(597a) Explaining the Activity Dependence on Particle Size for Phenol Hydrogenation on Pt and Rh By Identifying the Active Facet
AIChE Annual Meeting
Thursday, November 11, 2021 - 12:30pm to 12:48pm
To this end we identify the active facet for phenol ECH and TCH on Pt and Rh that has optimal surface properties (high reaction rate constant and optimal surface coverages of the reacting bio-oil species). We measured the phenol TCH turnover frequency on Rh in the kinetic regime at varying phenol concentrations and fit the rate data to a Langmuir-Hinshelwood model, to extract the phenol adsorption energy on the active facet of Rh.

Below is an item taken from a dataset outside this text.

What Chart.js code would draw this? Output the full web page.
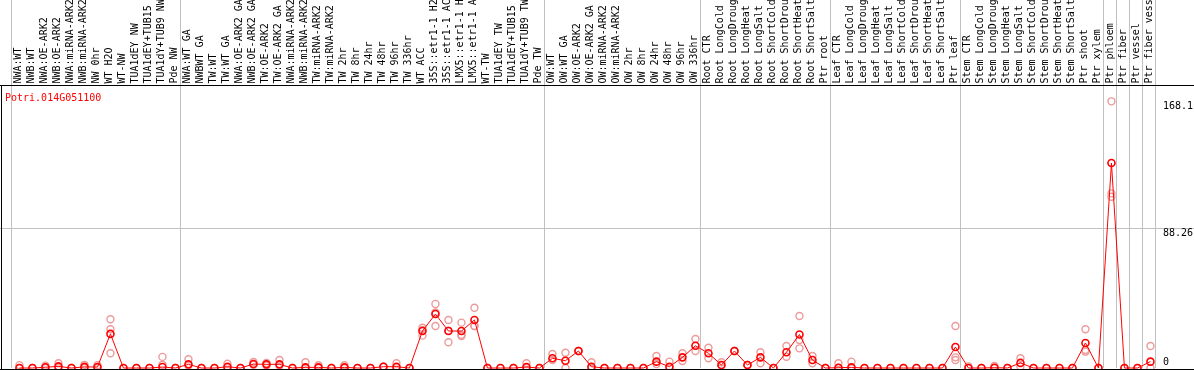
<!DOCTYPE html>
<html>
<head>
<meta charset="utf-8">
<script src="https://cdn.jsdelivr.net/npm/chart.js@4"></script>
<style>
  html, body { margin: 0; padding: 0; background: #fff; }
  canvas { display: block; }
</style>
</head>
<body>
<canvas id="chart" width="1194" height="370"></canvas>
<script>
const geneId = 'Potri.014G051100';

const categories = [
  'NWA:WT', 'NWB:WT', 'NWA:OE-ARK2', 'NWB:OE-ARK2', 'NWA:miRNA-ARK2', 'NWB:miRNA-ARK2',
  'NW 0hr', 'WT H2O', 'WT-NW', 'TUA1dEY NW', 'TUA1dEY+TUB15 NW', 'TUA1dY+TUB9 NW', 'Pde NW',
  'NWA:WT GA', 'NWBWT GA', 'TW:WT', 'TW:WT GA', 'NWA:OE-ARK2 GA', 'NWB:OE-ARK2 GA',
  'TW:OE-ARK2', 'TW:OE-ARK2 GA', 'NWA:miRNA-ARK2 GA', 'NWB:miRNA-ARK2 GA', 'TW:miRNA-ARK2',
  'TW:miRNA-ARK2 GA', 'TW 2hr', 'TW 8hr', 'TW 24hr', 'TW 48hr', 'TW 96hr', 'TW 336hr',
  'WT ACC', '35S::etr1-1 H2O', '35S::etr1-1 ACC', 'LMX5::etr1-1 H2O', 'LMX5::etr1-1 ACC',
  'WT-TW', 'TUA1dEY TW', 'TUA1dEY+TUB15 TW', 'TUA1dY+TUB9 TW', 'Pde TW',
  'OW:WT', 'OW:WT GA', 'OW:OE-ARK2', 'OW:OE-ARK2 GA', 'OW:miRNA-ARK2', 'OW:miRNA-ARK2 GA',
  'OW 2hr', 'OW 8hr', 'OW 24hr', 'OW 48hr', 'OW 96hr', 'OW 336hr',
  'Root CTR', 'Root LongCold', 'Root LongDrought', 'Root LongHeat', 'Root LongSalt',
  'Root ShortCold', 'Root ShortDrought', 'Root ShortHeat', 'Root ShortSalt', 'Ptr root',
  'Leaf CTR', 'Leaf LongCold', 'Leaf LongDrought', 'Leaf LongHeat', 'Leaf LongSalt',
  'Leaf ShortCold', 'Leaf ShortDrought', 'Leaf ShortHeat', 'Leaf ShortSalt', 'Ptr leaf',
  'Stem CTR', 'Stem LongCold', 'Stem LongDrought', 'Stem LongHeat', 'Stem LongSalt',
  'Stem ShortCold', 'Stem ShortDrought', 'Stem ShortHeat', 'Stem ShortSalt', 'Ptr shoot',
  'Ptr xylem', 'Ptr phloem', 'Ptr fiber', 'Ptr vessel', 'Ptr fiber vessel'
];

const means = [
  0, 0, 0.5, 1, 0, 0.7, 0.6, 21.5, 0, 0, 0, 0.6, 0,
  2.3, 0, 0, 0.8, 0, 2.5, 2.3, 2.3, 0, 0.4, 0.4, 0, 0.4, 0, 0, 0.8, 0.8, 0,
  23.3, 34, 23.3, 23.3, 30.3, 0, 0, 0, 0.6, 0,
  6.1, 4.6, 10.7, 0.8, 0, 0, 0, 0, 4, 0.8, 6.7, 14,
  9.3, 1.9, 10.7, 1.9, 6.7, 0, 9.9, 21.1, 5, 0,
  0.2, 0.4, 0, 0, 0, 0, 0, 0, 0, 13.2,
  0, 0, 0.2, 0, 3.2, 0, 0, 0, 0, 15.8,
  0, 129.2, 0, 0, 4
];

const replicates = [
  [1.8, 0], [0], [1.5, 0], [3, 0], [0], [2, 0], [1.8, 0], [30.7, 24.4, 9.3], [0], [0], [0], [7, 2], [0],
  [5.5, 1.5], [0], [0], [2.7, 0], [0], [3.8, 2], [3.2, 1.5], [5, 1.5], [0], [3.6, 0], [1.7, 0], [0],
  [1.7, 0], [0], [0], [0.8, 0.8], [3, 0], [0],
  [25.4, 20.4, 24], [40.4, 26.5, 35], [30.3, 16.2, 23.5], [28.6, 20.2, 21], [38, 26.5, 26.5],
  [0], [0], [0], [3, 0], [0],
  [8.8, 5], [9.6, 0], [10.7, 10.7], [3.6, 0], [0], [0], [0], [0], [7.6, 2.5], [4, 0], [9.3, 4.4], [18.3, 10.7],
  [12.8, 6.1], [3.6, 1.5], [10.7, 10.7], [1.9, 1.9], [9.9, 3], [0], [13.9, 7.1], [32.8, 17.7, 12.4], [7.6, 3], [0],
  [3, 0], [4, 0], [0], [0], [0], [0], [0], [0], [0], [26.5, 6.7, 5],
  [1, 0], [0], [1.3, 0], [0], [6.1, 1], [0], [0], [0], [0], [24.4, 11.3, 10.3],
  [0], [168.1, 110.1, 108], [0], [0], [13.9, 0]
];

// group separators, in category units
const groupBreaks = [0, 13, 41, 53, 63, 73, 84, 85, 86, 87, 88];
const yTicks = [0, 88.26, 168.1];
const yMax = 178.4;
const xOffset = 0.65;

const meanPoints = means.map((v, i) => ({ x: i + xOffset, y: v }));
const repPoints = replicates.flatMap((reps, i) => reps.map(v => ({ x: i + xOffset, y: v })));

const FONT = '10px "DejaVu Sans Mono"';

const decorations = {
  id: 'decorations',
  beforeDatasetsDraw(chart) {
    const ctx = chart.ctx;
    const y = chart.scales.y;
    ctx.save();
    ctx.fillStyle = '#c0c0c0';
    yTicks.slice(1, -1).forEach(v => {
      ctx.fillRect(0, Math.round(y.getPixelForValue(v)), chart.width, 1);
    });
    ctx.restore();
  },
  afterDraw(chart) {
    const ctx = chart.ctx;
    const x = chart.scales.x;
    const y = chart.scales.y;
    const area = chart.chartArea;
    ctx.save();
    ctx.fillStyle = '#000';
    ctx.fillRect(0, area.top, chart.width, 1);
    ctx.fillRect(0, area.bottom + 1, chart.width, 1);
    ctx.fillRect(1, area.top, 1, area.bottom + 2 - area.top);

    ctx.font = FONT;
    ctx.textAlign = 'left';
    ctx.textBaseline = 'middle';
    categories.forEach((c, i) => {
      ctx.save();
      ctx.translate(x.getPixelForValue(i + xOffset) - 1, area.top - 1.5);
      ctx.rotate(-Math.PI / 2);
      ctx.fillText(c, 0, 0);
      ctx.restore();
    });

    yTicks.forEach(v => {
      const py = Math.min(y.getPixelForValue(v) + 5, area.bottom - 6);
      ctx.fillText(String(v), area.right + 8, py);
    });

    ctx.fillStyle = '#ff0000';
    ctx.fillText(geneId, 5, area.top + 13);
    ctx.restore();
  }
};

new Chart(document.getElementById('chart'), {
  type: 'line',
  data: {
    datasets: [{
      label: 'mean',
      data: meanPoints,
      borderColor: '#ff0000',
      borderWidth: 1,
      pointRadius: 3.5,
      pointBorderWidth: 1.6,
      pointBorderColor: '#ff0000',
      pointBackgroundColor: 'transparent',
      tension: 0,
      clip: false
    }, {
      label: 'replicates',
      data: repPoints,
      showLine: false,
      pointRadius: 3.5,
      pointBorderWidth: 1.4,
      pointBorderColor: '#ec9a9a',
      pointBackgroundColor: 'transparent',
      clip: false
    }]
  },
  options: {
    responsive: false,
    animation: false,
    devicePixelRatio: 1,
    layout: { autoPadding: false, padding: { left: 11, right: 0, top: 0, bottom: 2 } },
    plugins: { legend: { display: false }, tooltip: { enabled: false } },
    scales: {
      x: {
        type: 'linear',
        position: 'top',
        min: 0,
        max: categories.length,
        afterBuildTicks: s => { s.ticks = groupBreaks.map(v => ({ value: v })); },
        afterFit: s => { s.height = 85; },
        ticks: { display: false },
        grid: { color: '#c0c0c0', lineWidth: 1, drawTicks: true, tickLength: 85 },
        border: { display: false }
      },
      y: {
        position: 'right',
        min: 0,
        max: yMax,
        afterBuildTicks: s => { s.ticks = yTicks.map(v => ({ value: v })); },
        afterFit: s => { s.width = 39; },
        ticks: { display: false },
        grid: { display: false },
        border: { display: false }
      }
    }
  },
  plugins: [decorations]
});
</script>
</body>
</html>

We showed that the active facet for phenol TCH and ECH on both Rh and Pt is the facet that binds phenol very weakly due to water displacement, which we attribute to the (111) facets through density functional theory and microkinetic modelling. Finally, we show that as we increase the fraction of the active (111) facets by increasing the Pt and Rh NPs sizes, the measured ECH turnover frequencies are much higher compared to the smaller particles, further confirming that the (111) facets dominate the catalytic turnover. Ultimately our studies show that Pt and Rh nanoparticles are almost inactive at small particle sizes (e.g., 2 nm) because of the high abundance of inactive step sites.